▶ **INSTRUCTIONS FOR THE TASK**
Reproduce this listing in full.

▶ **DATASET SECTION**

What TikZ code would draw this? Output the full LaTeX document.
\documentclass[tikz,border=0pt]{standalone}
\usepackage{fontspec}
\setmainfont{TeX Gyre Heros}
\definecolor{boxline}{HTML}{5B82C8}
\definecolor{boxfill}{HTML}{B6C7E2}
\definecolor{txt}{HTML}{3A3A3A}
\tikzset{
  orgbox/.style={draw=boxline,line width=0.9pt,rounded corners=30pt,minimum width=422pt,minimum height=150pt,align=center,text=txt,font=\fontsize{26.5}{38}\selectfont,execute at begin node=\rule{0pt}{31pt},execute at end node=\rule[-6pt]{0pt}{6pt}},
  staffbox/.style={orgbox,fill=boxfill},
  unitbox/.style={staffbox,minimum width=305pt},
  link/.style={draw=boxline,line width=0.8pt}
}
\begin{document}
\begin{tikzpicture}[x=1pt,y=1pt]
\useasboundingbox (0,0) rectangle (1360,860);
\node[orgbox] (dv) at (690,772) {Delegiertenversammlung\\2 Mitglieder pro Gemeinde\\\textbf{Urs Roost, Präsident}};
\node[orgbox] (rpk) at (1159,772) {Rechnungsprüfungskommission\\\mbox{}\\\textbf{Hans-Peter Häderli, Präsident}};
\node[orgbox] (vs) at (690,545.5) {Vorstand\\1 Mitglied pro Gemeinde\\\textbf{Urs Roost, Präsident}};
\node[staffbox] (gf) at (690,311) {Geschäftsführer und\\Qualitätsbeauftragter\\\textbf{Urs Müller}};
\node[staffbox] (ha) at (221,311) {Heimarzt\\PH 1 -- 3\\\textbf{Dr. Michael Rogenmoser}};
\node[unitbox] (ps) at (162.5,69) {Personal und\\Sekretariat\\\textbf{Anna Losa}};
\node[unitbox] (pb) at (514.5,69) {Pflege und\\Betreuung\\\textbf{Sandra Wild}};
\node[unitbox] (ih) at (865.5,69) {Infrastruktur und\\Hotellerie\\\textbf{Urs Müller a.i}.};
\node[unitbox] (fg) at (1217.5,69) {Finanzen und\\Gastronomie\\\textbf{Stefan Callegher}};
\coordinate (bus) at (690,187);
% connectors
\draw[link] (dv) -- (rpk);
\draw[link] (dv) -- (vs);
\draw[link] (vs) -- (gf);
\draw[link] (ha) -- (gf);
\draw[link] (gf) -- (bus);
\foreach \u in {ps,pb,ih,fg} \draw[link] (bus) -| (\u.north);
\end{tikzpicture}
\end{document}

▶ **ANSWER TO THE EXERCISE**
What TikZ code would draw this? Output the full LaTeX document.
\documentclass[tikz,border=0pt]{standalone}
\usepackage{fontspec}
\setmainfont{TeX Gyre Heros}
\definecolor{boxline}{HTML}{5B82C8}
\definecolor{boxfill}{HTML}{B6C7E2}
\definecolor{txt}{HTML}{3A3A3A}
\tikzset{
  orgbox/.style={draw=boxline,line width=0.9pt,rounded corners=30pt,minimum width=422pt,minimum height=150pt,align=center,text=txt,font=\fontsize{26.5}{38}\selectfont,execute at begin node=\rule{0pt}{31pt},execute at end node=\rule[-6pt]{0pt}{6pt}},
  staffbox/.style={orgbox,fill=boxfill},
  unitbox/.style={staffbox,minimum width=305pt},
  link/.style={draw=boxline,line width=0.8pt}
}
\begin{document}
\begin{tikzpicture}[x=1pt,y=1pt]
\useasboundingbox (0,0) rectangle (1360,860);
\node[orgbox] (dv) at (690,772) {Delegiertenversammlung\\2 Mitglieder pro Gemeinde\\\textbf{Urs Roost, Präsident}};
\node[orgbox] (rpk) at (1159,772) {Rechnungsprüfungskommission\\\mbox{}\\\textbf{Hans-Peter Häderli, Präsident}};
\node[orgbox] (vs) at (690,545.5) {Vorstand\\1 Mitglied pro Gemeinde\\\textbf{Urs Roost, Präsident}};
\node[staffbox] (gf) at (690,311) {Geschäftsführer und\\Qualitätsbeauftragter\\\textbf{Urs Müller}};
\node[staffbox] (ha) at (221,311) {Heimarzt\\PH 1 -- 3\\\textbf{Dr. Michael Rogenmoser}};
\node[unitbox] (ps) at (162.5,69) {Personal und\\Sekretariat\\\textbf{Anna Losa}};
\node[unitbox] (pb) at (514.5,69) {Pflege und\\Betreuung\\\textbf{Sandra Wild}};
\node[unitbox] (ih) at (865.5,69) {Infrastruktur und\\Hotellerie\\\textbf{Urs Müller a.i}.};
\node[unitbox] (fg) at (1217.5,69) {Finanzen und\\Gastronomie\\\textbf{Stefan Callegher}};
\coordinate (bus) at (690,187);
% connectors
\draw[link] (dv) -- (rpk);
\draw[link] (dv) -- (vs);
\draw[link] (vs) -- (gf);
\draw[link] (ha) -- (gf);
\draw[link] (gf) -- (bus);
\foreach \u in {ps,pb,ih,fg} \draw[link] (bus) -| (\u.north);
\end{tikzpicture}
\end{document}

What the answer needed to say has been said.